An author was said to have a “good” platform if she was quoted as an expert, a featured speaker, doing radio and TV shows.
Fast Forward 20 Years: Even More is Asked of Writers
It is 2009. I am sitting in a conference room with the editor who helped me shape the book, her assistant, my agent, and assorted members of the publisher’s publicity, marketing, and sales team.
It is at that pre-launch meeting, for my 13th book, that I am asked questions I’ve never heard:
- “Do you have a website yet?”
- “Are you on Facebook?”
- “What about Twitter?”
In Consequential Strangers, the book we were then discussing, I had covered some of the early social media websites: how they were changing our interactions with strangers, our relationships, our potential for making connections far beyond geography or, as I wrote then, “the confines of our familiar.”

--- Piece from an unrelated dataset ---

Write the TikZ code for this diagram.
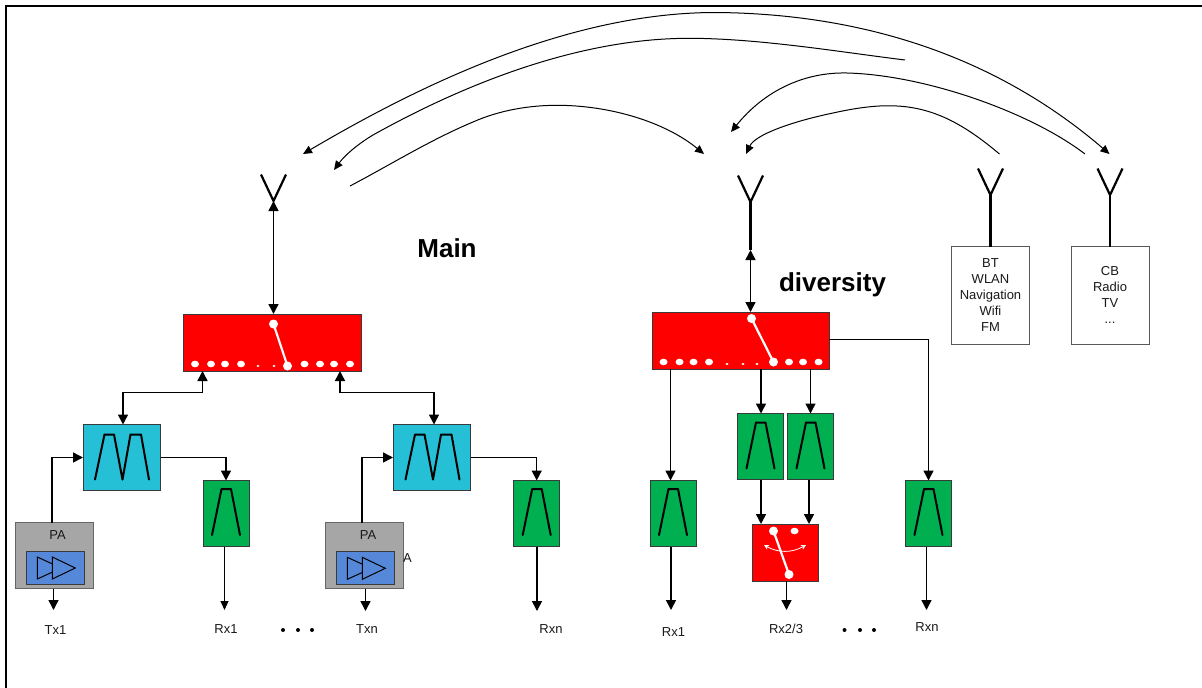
\documentclass[tikz,border=0pt]{standalone}
\usepackage{fontspec}
\setmainfont{Liberation Sans}
\usetikzlibrary{arrows.meta,calc}
\definecolor{swred}{HTML}{FF0000}
\definecolor{fltgreen}{HTML}{00B050}
\definecolor{dupcyan}{HTML}{25C0D5}
\definecolor{ampblue}{HTML}{5588D8}
\definecolor{pagrey}{HTML}{A6A6A6}
\definecolor{edgegrey}{HTML}{3A3A3A}
\tikzset{
  blk/.style={draw=edgegrey,line width=.8pt,anchor=north west,inner sep=0pt,outer sep=0pt,rectangle},
  switchbox/.style={blk,fill=swred,minimum width=178pt,minimum height=57pt},
  minisw/.style={blk,fill=swred,minimum width=66.5pt,minimum height=57pt},
  duplexer/.style={blk,fill=dupcyan,minimum width=77.5pt,minimum height=66pt},
  bandpass/.style={blk,fill=fltgreen,minimum width=46pt,minimum height=66pt},
  pabox/.style={blk,fill=pagrey,draw=gray!80!black,minimum width=78pt,minimum height=66pt},
  ampbox/.style={blk,fill=ampblue,minimum width=58pt,minimum height=33pt},
  radiobox/.style={blk,draw=gray!70!black,fill=white,minimum width=77.5pt,minimum height=97.5pt},
  lbl/.style={font=\fontsize{13}{15}\selectfont,inner sep=0pt,text=black!90},
  multi/.style={lbl,align=center},
  title/.style={font=\bfseries\fontsize{26}{30}\selectfont,inner sep=0pt},
  link/.style={line width=1.5pt,-{Triangle[length=10pt,width=10pt]}},
  thinlink/.style={line width=1.1pt,-{Triangle[length=9pt,width=8pt]}},
  dlink/.style={line width=1.5pt,{Triangle[length=10pt,width=10pt]}-{Triangle[length=10pt,width=10pt]}},
  arc/.style={line width=1pt,-{Triangle[length=9pt,width=8pt]}},
  larc/.style={line width=1pt,{Triangle[length=9pt,width=8pt]}-},
  darc/.style={line width=1pt,{Triangle[length=9pt,width=8pt]}-{Triangle[length=9pt,width=8pt]}},
  aerial/.style={line width=2.2pt,line join=miter},
  flt/.style={line width=2pt,line join=round,line cap=round},
  swarm/.style={line width=2.2pt,white},
  dotw/.style={fill=white,draw=none},
  tri/.style={draw=black,line width=1pt,fill=ampblue,line join=miter}
}
\newcommand{\trap}[2]{\draw[flt] (#1+9,#2+55) -- (#1+18.5,#2+9) -- (#1+28,#2+9) -- (#1+37,#2+55);}
\newcommand{\dupw}[2]{\draw[flt] (#1+12,#2+55) -- (#1+21.5,#2+10) -- (#1+31,#2+10) -- (#1+39.5,#2+55) -- (#1+47.5,#2+10) -- (#1+58,#2+10) -- (#1+66,#2+55);}
\newcommand{\amptri}[2]{\draw[tri] (#1,#2) -- (#1,#2+22) -- (#1+24,#2+11) -- cycle;
  \draw[tri] (#1+15,#2) -- (#1+15,#2+22) -- (#1+38,#2+11) -- cycle;}
\newcommand{\aerialY}[2]{\draw[aerial] (#1-12.5,#2-26.5) -- (#1,#2) -- (#1+12.5,#2-26.5);}
\begin{document}
\begin{tikzpicture}[x=1pt,y=-1pt]
\useasboundingbox (0,0) rectangle (1202,688);
% frame
\coordinate (fc) at (6,6);
\draw[line width=2pt,line cap=rect] (6,688) -- (fc) -- (1202,6);

% main chain
\node[switchbox] (sw1) at (183,314) {};
\node[duplexer] (dup1) at (83,424.5) {};
\node[duplexer] (dup2) at (393,424.5) {};
\node[bandpass] (g1) at (203,480.5) {};
\node[bandpass] (g2) at (513.7,480.5) {};
\node[pabox] (pa1) at (15,522.5) {};
\node[pabox] (pa2) at (325.5,522.5) {};
\node[ampbox] (amp1) at (26,551) {};
\node[ampbox] (amp2) at (336,551.5) {};
% diversity chain
\node[switchbox,minimum width=177pt] (sw2) at (652,312) {};
\node[bandpass] (g3) at (650,480.5) {};
\node[bandpass] (g4) at (737.5,413.5) {};
\node[bandpass] (g5) at (787.5,413.5) {};
\node[bandpass] (g6) at (905.5,480.5) {};
\node[minisw] (sw3) at (752,524) {};
% radio boxes
\node[radiobox] (bt) at (951.7,246.5) {};
\node[radiobox] (cb) at (1071.7,246.5) {};

% glyphs
\dupw{83}{424.5}\dupw{393.5}{424.5}
\trap{203}{480}\trap{513.7}{480}\trap{650}{480}\trap{737.5}{413.5}\trap{787.5}{413.5}\trap{905.5}{480}
\amptri{37.3}{557}\amptri{347.3}{557.3}

% switch 1
\foreach \x in {195,211,225,241,304.5,320,334,350}{\fill[dotw] (\x,364) ellipse (4pt and 3.3pt);}
\foreach \x in {258,274}{\fill[dotw] (\x,366) ellipse (1.6pt and 1pt);}
\draw[swarm] (273.5,324) -- (287.5,366);
\fill[dotw] (273.5,324) circle (4.5pt);
\fill[dotw] (287.5,366) circle (4.5pt);
% switch 2
\foreach \x in {663.5,679.5,693.5,709,789,803,818.5}{\fill[dotw] (\x,362) ellipse (4pt and 3.3pt);}
\foreach \x in {727,743,757}{\fill[dotw] (\x,364) ellipse (1.6pt and 1pt);}
\draw[swarm] (751.5,318.5) -- (773.5,362);
\fill[dotw] (751.5,318.5) circle (4.5pt);
\fill[dotw] (773.5,362) circle (4.5pt);
% switch 3
\draw[swarm] (773.5,531) -- (789,574.5);
\fill[dotw] (773.5,531) circle (4.5pt);
\fill[dotw] (794.5,531) ellipse (4pt and 3.3pt);
\fill[dotw] (789,574.5) circle (4.5pt);
\draw[white,line width=.8pt,{Stealth[length=5pt,width=5pt]}-{Stealth[length=5pt,width=5pt]}] (764,545) .. controls (778,553) and (792,553) .. (806,545);

% antennas
\coordinate (a1) at (273.5,201);
\coordinate (a2) at (750.5,202);
\coordinate (a3) at (990.5,195);
\coordinate (a4) at (1110,195);
\coordinate (a2s) at (750.5,250);
\aerialY{273.5}{201}\aerialY{750.5}{202}\aerialY{990.5}{195}\aerialY{1110}{195}
\draw[line width=2.2pt] (a2) -- (a2s);
\draw[line width=2.2pt] (a3) -- (a3 |- bt.north);
\draw[line width=2.2pt] (a4) -- (a4 |- cb.north);
\draw[dlink] (a1) -- (a1 |- sw1.north);
\draw[dlink] (a2s) -- (a2s |- sw2.north);

% main connectors
\coordinate (d1n) at (123,424.5);
\coordinate (s1l) at (202.5,371);
\coordinate (d2n) at (434,424.5);
\coordinate (s1r) at (340,371);
\coordinate (p1n) at (52,522.5);
\coordinate (p2n) at (362,522.5);
\coordinate (t1e) at (53.5,610);
\coordinate (t2e) at (365.5,611);
\coordinate (r1e) at (224.5,610);
\coordinate (r2e) at (537,611);
\draw[dlink] (d1n) |- ($(s1l)+(0,21.5)$) -- (s1l);
\draw[dlink] (d2n) |- ($(s1r)+(0,21.5)$) -- (s1r);
\draw[link] (p1n) |- (dup1.west);
\draw[link] (p2n) |- (dup2.west);
\draw[link] (dup1.east) -| (g1.north);
\draw[link] (dup2.east) -| (g2.north);
\draw[link] (t1e |- pa1.south) -- (t1e);
\draw[link] (t2e |- pa2.south) -- (t2e);
\draw[thinlink] (r1e |- g1.south) -- (r1e);
\draw[link] (r2e |- g2.south) -- (r2e);

% diversity connectors
\coordinate (dr1) at (670.5,480.5);
\coordinate (dr1e) at (671,610);
\coordinate (g4n) at (761,413.5);
\coordinate (g5n) at (810.5,413.5);
\coordinate (s3a) at (761,524);
\coordinate (s3b) at (809,524);
\coordinate (s3e) at (786.5,610);
\coordinate (g6e) at (926.5,610);
\coordinate (s2e) at (829,339.5);
\draw[link] (dr1 |- sw2.south) -- (dr1);
\draw[link] (g4n |- sw2.south) -- (g4n);
\draw[link] (g5n |- sw2.south) -- (g5n);
\draw[link] (s2e) -| (g6.north);
\draw[link] (dr1e |- g3.south) -- (dr1e);
\draw[link] (s3a |- g4.south) -- (s3a);
\draw[link] (s3b |- g5.south) -- (s3b);
\draw[link] (s3e |- sw3.south) -- (s3e);
\draw[link] (g6e |- g6.south) -- (g6e);

% top arcs
\coordinate (c1a) at (303,154);
\coordinate (c1b) at (1109.5,154);
\coordinate (c2a) at (905,60);
\coordinate (c2b) at (334,170);
\coordinate (c3a) at (350,186);
\coordinate (c3b) at (704,154);
\coordinate (c4a) at (1085,154);
\coordinate (c4b) at (731,132);
\coordinate (c5a) at (999.5,154);
\coordinate (c5b) at (746,154);
\draw[darc] (c1a) .. controls (420,85) and (570,12) .. (717,12.5) .. controls (870,14) and (1000,60) .. (c1b);
\draw[larc] (c2b) .. controls (345,155) and (358,144) .. (373,135) .. controls (450,92) and (570,38) .. (690,38.3) .. controls (760,38.5) and (840,52) .. (c2a);
\draw[arc] (c3a) .. controls (390,165) and (430,140) .. (473,122) .. controls (500,110) and (530,105.3) .. (557,105.3) .. controls (610,105.3) and (665,122) .. (c3b);
\draw[larc] (c4b) .. controls (765,90) and (805,72) .. (847,73) .. controls (925,75) and (1030,112) .. (c4a);
\draw[larc] (c5b) .. controls (755,135) and (790,122) .. (833,113) .. controls (860,107) and (880,105) .. (897,106) .. controls (935,108) and (965,125) .. (c5a);

% labels
\node[title] (tmain) at (447,248) {Main};
\node[title] (tdiv) at (832.5,285) {diversity};
\node[lbl] (lpa1) at (57.5,535.5) {PA};
\node[lbl] (lpa2) at (368,535.5) {PA};
\node[lbl] (la) at (407.5,558) {A};
\node[lbl] (ltx1) at (55.5,630) {Tx1};
\node[lbl] (lrx1) at (226,629) {Rx1};
\node[lbl] (ltxn) at (367,629) {Txn};
\node[lbl] (lrxn) at (551,629) {Rxn};
\node[lbl] (drx1) at (673.5,632) {Rx1};
\node[lbl] (drx23) at (786,629) {Rx2/3};
\node[lbl] (drxn) at (927,627) {Rxn};
\foreach \x in {283,298,312,844.5,860,874}{\fill (\x,630) circle (2pt);}
\node[multi,font=\fontsize{13}{16.2}\selectfont] (tbt) at (990.5,295) {BT\\WLAN\\Navigation\\Wifi\\FM};
\node[multi,font=\fontsize{13}{16.2}\selectfont] (tcb) at (1110,295) {CB\\Radio\\TV\\...};
\end{tikzpicture}
\end{document}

Social media is understood as the different forms of online communication used by people to create networks, communities, and collectives to share information, ideas, messages, and other content, such as videos. — The Complete History of Social Media
I walked out of that 2009 meeting realizing that online communication was changing everything, including the “business” of writing. What I didn’t foresee was that “platform” would again come mean something else, fifteen years later.
On Being “Tech-adequate”
I still feel I’m at least a step behind, here and on my own website. I can manage Word Press, tweet, post, hashtag, etc.…but I’m sure others are better at it.
I’m not being modest. I once made a whopper mistake—lost four different websites in a day, because I didn’t know what I didn’t know. But that’s another story.
By the time I found my way to Medium, I had more than dipped my toe into the pool of online writing: my own blogs, a regular column for Huffington Post, and contributions to various websites, some of which even paid me to write.
So while I didn’t need a teenager to show me how to sign up and contribute to Medium, let’s be honest: There are wide gaps in my knowledge. I’ve been learning each new tech still as-needed — and basically on my own. Who could blame me for not thinking about my user name?
Medium made signing up easy. And they have lots of good advice for new writers and technophobes alike. For now, though, I’m content to keep writing and uploading pieces.
I haven’t attempted to design my own page. (I might at some point; I’m open to suggestions!) But I do love to fiddle with headings, spacing, even the limited typeface options. Maybe it reminds me of the good old days.
@MelindaBlau signing off!
Special thanks to Clive Wilson who (weeks ago, I’m embarrassed to admit) suggested that I (a) change my user name soon — and (b) write about it.